WHAT TO PRODUCE: Return all lines with the word "that" in them.

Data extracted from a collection
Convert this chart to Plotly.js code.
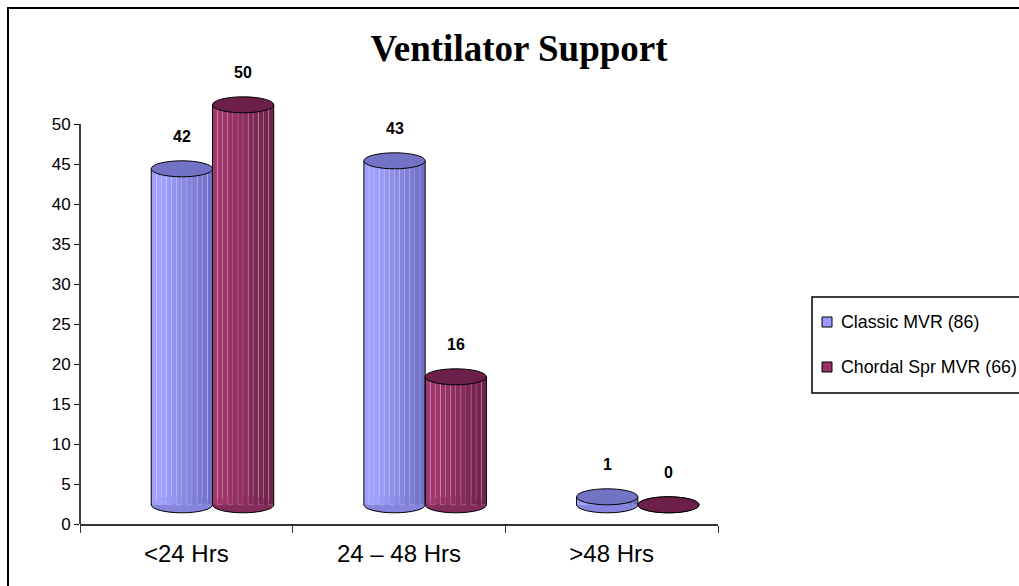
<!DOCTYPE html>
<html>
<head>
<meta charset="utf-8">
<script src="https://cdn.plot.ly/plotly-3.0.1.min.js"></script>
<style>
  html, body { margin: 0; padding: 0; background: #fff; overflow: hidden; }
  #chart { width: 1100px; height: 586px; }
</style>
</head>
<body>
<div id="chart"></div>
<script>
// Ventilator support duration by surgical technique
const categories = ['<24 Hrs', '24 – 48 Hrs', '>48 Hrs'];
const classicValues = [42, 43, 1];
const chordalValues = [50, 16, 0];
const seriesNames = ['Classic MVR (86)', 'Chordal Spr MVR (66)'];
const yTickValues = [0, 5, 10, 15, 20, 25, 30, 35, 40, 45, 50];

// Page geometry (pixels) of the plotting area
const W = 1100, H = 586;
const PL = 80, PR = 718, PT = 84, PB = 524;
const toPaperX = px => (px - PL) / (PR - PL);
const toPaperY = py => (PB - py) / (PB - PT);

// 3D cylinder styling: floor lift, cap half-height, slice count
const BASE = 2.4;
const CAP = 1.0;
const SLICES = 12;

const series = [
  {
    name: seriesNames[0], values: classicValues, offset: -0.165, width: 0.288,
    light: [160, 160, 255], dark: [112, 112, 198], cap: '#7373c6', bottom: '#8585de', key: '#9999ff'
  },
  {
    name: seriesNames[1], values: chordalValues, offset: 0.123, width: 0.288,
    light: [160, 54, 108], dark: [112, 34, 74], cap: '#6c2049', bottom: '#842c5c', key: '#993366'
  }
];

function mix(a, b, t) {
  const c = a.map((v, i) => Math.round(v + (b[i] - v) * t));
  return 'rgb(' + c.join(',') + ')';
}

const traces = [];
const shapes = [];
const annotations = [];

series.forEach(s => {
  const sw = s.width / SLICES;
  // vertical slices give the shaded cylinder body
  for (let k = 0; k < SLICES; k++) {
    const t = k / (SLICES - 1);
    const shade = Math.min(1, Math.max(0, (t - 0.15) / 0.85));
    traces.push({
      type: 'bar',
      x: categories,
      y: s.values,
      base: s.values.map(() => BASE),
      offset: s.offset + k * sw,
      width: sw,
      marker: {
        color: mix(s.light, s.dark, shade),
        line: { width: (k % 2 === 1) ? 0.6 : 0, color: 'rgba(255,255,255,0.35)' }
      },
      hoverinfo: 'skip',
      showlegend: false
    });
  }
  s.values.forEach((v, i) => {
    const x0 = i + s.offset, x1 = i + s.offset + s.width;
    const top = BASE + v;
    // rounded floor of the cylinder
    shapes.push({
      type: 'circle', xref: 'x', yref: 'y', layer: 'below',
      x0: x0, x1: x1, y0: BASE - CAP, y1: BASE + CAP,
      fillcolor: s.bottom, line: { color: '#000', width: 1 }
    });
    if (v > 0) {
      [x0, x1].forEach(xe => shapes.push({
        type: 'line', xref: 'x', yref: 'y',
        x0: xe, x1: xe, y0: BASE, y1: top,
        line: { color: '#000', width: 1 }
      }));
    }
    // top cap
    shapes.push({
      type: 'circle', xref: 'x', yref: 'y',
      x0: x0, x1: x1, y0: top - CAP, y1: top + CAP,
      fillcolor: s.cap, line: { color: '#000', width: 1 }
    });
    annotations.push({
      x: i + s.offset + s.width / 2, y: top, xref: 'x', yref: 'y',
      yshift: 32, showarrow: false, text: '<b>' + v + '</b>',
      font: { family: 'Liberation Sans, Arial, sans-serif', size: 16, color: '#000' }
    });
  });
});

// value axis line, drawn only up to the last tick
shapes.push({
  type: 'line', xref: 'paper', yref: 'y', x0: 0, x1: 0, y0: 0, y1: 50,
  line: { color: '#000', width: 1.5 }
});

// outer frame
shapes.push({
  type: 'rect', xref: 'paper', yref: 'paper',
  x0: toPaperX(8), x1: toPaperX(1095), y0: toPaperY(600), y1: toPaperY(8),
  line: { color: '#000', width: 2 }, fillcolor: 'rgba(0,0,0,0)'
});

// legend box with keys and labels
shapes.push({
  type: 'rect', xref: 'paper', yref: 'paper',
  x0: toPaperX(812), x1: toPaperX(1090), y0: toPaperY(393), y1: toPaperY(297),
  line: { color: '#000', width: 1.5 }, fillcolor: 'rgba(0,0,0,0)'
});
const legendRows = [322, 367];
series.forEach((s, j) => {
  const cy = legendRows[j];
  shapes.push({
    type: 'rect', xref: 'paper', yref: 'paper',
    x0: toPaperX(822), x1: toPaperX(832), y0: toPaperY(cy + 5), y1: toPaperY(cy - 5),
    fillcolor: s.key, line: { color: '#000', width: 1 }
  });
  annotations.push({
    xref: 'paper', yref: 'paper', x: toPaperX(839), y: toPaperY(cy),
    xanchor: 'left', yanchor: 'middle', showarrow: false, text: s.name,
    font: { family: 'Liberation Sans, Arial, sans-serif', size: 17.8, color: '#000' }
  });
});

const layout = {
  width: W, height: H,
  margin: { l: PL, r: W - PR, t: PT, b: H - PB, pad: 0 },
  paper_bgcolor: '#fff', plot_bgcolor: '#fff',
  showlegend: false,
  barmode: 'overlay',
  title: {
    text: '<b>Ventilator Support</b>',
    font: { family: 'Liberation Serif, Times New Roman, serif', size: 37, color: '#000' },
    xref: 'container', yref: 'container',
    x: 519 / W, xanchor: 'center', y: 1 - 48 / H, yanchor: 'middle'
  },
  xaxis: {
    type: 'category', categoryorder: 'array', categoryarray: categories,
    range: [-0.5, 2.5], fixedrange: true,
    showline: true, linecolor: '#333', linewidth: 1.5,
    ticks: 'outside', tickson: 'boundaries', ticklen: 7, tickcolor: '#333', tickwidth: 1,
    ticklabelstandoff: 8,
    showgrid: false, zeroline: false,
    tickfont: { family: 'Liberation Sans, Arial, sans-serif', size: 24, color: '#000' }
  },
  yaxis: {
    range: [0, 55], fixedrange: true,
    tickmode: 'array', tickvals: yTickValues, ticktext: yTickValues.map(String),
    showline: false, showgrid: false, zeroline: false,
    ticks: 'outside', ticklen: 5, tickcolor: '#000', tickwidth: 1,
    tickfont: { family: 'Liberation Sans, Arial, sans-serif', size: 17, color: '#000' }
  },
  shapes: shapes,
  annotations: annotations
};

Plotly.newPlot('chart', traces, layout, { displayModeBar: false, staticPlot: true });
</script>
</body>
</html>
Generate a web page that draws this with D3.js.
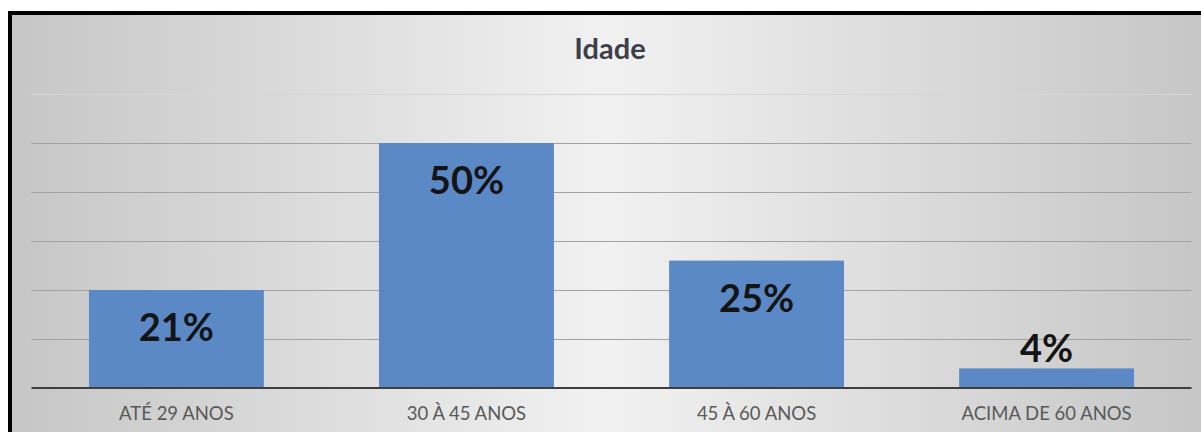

==

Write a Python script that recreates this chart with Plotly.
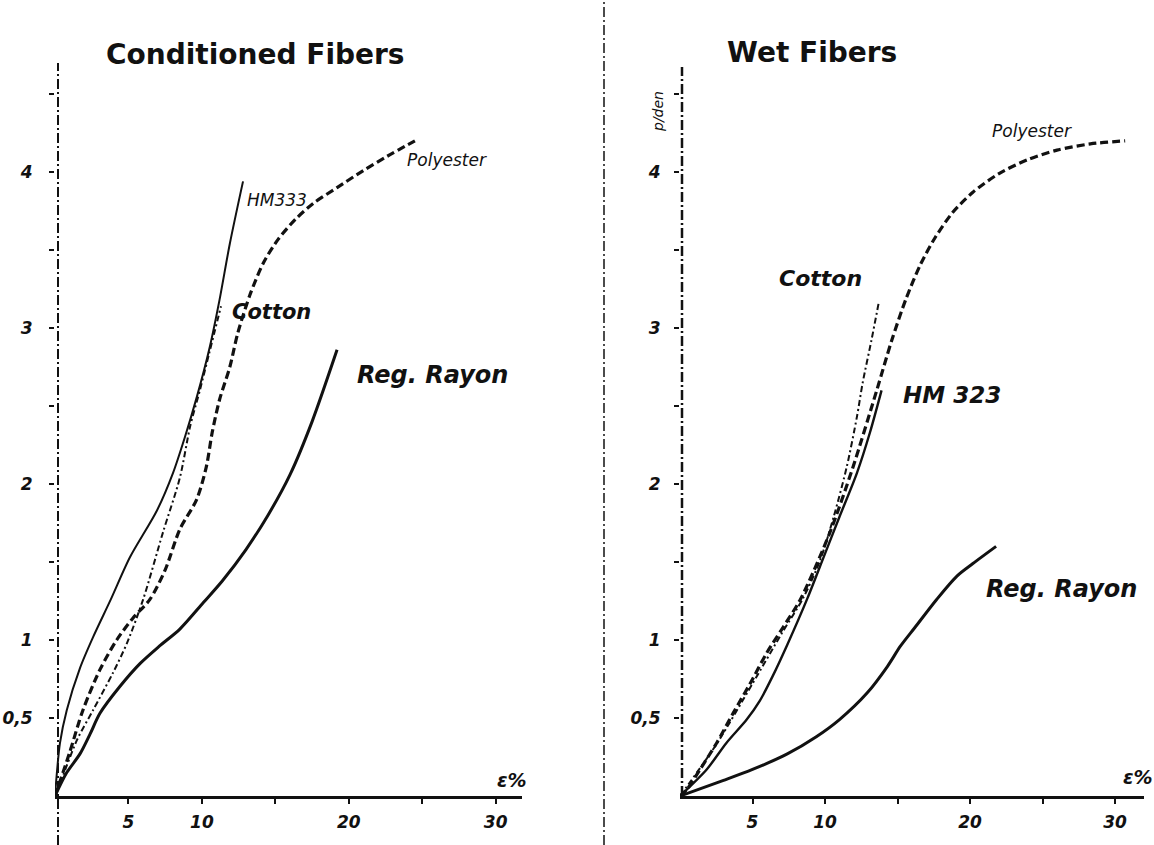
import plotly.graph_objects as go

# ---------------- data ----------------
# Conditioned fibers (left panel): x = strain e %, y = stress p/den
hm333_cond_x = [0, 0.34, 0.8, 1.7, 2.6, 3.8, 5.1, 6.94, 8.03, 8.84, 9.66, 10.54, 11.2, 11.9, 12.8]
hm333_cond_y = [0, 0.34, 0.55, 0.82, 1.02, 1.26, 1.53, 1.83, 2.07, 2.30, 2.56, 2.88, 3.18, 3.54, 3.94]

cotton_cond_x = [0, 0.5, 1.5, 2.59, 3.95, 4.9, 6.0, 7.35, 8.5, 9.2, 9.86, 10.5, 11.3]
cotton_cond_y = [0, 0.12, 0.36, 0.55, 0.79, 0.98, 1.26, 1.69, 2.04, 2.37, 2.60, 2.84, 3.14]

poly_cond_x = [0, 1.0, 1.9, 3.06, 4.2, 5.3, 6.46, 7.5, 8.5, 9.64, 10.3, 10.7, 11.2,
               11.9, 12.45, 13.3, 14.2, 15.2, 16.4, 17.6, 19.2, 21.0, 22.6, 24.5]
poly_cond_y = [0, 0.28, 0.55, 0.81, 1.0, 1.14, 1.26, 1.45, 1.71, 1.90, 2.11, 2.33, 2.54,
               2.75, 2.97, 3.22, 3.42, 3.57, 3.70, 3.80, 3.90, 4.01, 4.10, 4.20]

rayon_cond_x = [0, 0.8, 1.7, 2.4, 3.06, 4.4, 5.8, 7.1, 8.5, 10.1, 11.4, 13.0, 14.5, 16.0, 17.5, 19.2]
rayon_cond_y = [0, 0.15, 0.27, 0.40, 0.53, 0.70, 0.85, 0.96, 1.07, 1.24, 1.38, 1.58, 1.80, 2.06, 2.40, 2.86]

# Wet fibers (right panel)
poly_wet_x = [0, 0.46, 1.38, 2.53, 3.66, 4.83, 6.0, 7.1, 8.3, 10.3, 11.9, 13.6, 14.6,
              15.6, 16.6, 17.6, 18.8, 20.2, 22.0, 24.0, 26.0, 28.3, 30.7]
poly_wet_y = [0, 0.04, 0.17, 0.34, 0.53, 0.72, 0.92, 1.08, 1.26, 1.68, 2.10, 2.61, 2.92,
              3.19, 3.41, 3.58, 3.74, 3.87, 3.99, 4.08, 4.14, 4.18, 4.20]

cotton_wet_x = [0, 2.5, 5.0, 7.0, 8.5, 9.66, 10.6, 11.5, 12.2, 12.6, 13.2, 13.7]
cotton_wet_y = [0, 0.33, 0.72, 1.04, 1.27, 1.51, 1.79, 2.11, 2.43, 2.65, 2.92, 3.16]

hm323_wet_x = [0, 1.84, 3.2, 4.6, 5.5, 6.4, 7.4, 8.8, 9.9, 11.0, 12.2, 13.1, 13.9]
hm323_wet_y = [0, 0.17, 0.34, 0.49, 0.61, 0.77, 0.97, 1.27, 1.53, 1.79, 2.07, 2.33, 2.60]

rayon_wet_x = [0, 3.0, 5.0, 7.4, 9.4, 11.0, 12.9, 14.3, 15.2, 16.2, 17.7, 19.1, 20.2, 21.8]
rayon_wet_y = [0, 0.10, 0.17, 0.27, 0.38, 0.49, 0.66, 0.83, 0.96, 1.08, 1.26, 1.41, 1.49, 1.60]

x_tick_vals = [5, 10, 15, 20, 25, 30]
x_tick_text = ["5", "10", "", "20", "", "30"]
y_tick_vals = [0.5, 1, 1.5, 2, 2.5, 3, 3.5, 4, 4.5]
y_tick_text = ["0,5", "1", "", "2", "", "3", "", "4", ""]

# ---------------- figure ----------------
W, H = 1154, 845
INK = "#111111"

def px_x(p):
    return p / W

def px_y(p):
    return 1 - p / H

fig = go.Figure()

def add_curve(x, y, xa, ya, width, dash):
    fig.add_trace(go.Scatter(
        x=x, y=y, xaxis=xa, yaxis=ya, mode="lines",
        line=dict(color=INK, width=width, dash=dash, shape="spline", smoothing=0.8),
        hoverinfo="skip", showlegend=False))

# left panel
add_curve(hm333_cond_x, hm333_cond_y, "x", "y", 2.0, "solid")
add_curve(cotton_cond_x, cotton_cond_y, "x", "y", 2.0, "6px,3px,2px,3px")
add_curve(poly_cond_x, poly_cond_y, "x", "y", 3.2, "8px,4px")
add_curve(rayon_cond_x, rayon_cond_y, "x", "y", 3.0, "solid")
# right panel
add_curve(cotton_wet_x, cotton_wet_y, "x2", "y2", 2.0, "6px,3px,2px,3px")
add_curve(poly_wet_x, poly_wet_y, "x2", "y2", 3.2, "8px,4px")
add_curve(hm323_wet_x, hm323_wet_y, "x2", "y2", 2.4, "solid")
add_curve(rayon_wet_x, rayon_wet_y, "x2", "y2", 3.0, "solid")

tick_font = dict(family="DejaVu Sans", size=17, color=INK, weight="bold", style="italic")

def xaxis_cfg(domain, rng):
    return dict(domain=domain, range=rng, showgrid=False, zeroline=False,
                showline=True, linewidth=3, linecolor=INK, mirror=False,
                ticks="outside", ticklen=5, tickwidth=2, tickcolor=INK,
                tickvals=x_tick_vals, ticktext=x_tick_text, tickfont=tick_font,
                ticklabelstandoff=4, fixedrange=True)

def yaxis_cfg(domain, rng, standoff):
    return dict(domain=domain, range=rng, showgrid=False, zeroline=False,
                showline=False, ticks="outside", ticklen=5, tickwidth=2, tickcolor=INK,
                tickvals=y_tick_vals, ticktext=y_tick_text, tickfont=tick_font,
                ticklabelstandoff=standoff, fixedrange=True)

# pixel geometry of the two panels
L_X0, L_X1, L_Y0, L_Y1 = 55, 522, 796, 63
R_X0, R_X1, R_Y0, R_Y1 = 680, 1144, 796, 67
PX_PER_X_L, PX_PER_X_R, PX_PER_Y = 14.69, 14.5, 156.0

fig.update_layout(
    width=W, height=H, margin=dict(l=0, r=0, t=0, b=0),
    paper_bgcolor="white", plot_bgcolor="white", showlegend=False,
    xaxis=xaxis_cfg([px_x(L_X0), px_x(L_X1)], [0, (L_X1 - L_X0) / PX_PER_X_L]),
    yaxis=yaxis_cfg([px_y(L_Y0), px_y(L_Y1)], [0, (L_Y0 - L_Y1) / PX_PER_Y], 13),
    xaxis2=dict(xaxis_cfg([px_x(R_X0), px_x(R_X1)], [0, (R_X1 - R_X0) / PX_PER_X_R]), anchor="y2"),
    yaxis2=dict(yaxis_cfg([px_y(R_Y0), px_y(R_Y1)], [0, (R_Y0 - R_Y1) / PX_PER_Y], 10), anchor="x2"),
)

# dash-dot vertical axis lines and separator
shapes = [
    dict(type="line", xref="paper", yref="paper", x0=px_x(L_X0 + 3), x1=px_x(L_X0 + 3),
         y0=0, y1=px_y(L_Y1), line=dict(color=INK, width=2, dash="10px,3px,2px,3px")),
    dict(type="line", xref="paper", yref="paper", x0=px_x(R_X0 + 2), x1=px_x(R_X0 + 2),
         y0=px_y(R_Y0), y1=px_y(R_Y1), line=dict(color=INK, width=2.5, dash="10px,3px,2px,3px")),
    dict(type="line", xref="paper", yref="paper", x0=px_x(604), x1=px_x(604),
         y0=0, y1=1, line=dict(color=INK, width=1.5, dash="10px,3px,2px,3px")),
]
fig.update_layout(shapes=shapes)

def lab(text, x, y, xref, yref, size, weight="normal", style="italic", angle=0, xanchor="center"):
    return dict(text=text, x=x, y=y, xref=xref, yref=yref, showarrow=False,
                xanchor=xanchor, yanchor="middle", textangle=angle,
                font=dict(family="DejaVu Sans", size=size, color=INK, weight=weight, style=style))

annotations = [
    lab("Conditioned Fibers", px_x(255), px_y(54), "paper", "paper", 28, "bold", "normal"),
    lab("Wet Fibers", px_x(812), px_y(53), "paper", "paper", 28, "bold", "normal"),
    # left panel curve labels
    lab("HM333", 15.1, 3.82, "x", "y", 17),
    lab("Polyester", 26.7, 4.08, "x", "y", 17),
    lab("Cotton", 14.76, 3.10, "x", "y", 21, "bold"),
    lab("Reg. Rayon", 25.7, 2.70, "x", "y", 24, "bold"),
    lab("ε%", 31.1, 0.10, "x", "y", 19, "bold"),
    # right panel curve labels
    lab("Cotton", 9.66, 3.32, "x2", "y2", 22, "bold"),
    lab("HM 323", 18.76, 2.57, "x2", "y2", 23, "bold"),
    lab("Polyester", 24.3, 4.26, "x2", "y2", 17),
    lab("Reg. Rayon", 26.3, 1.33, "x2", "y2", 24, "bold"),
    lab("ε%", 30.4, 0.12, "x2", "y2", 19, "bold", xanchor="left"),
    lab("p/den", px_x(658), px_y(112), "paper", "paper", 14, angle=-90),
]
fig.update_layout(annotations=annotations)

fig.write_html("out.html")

FINISHED EXERCISE:
Generate a web page that draws this with D3.js.
Write a Python script that recreates this chart with Plotly.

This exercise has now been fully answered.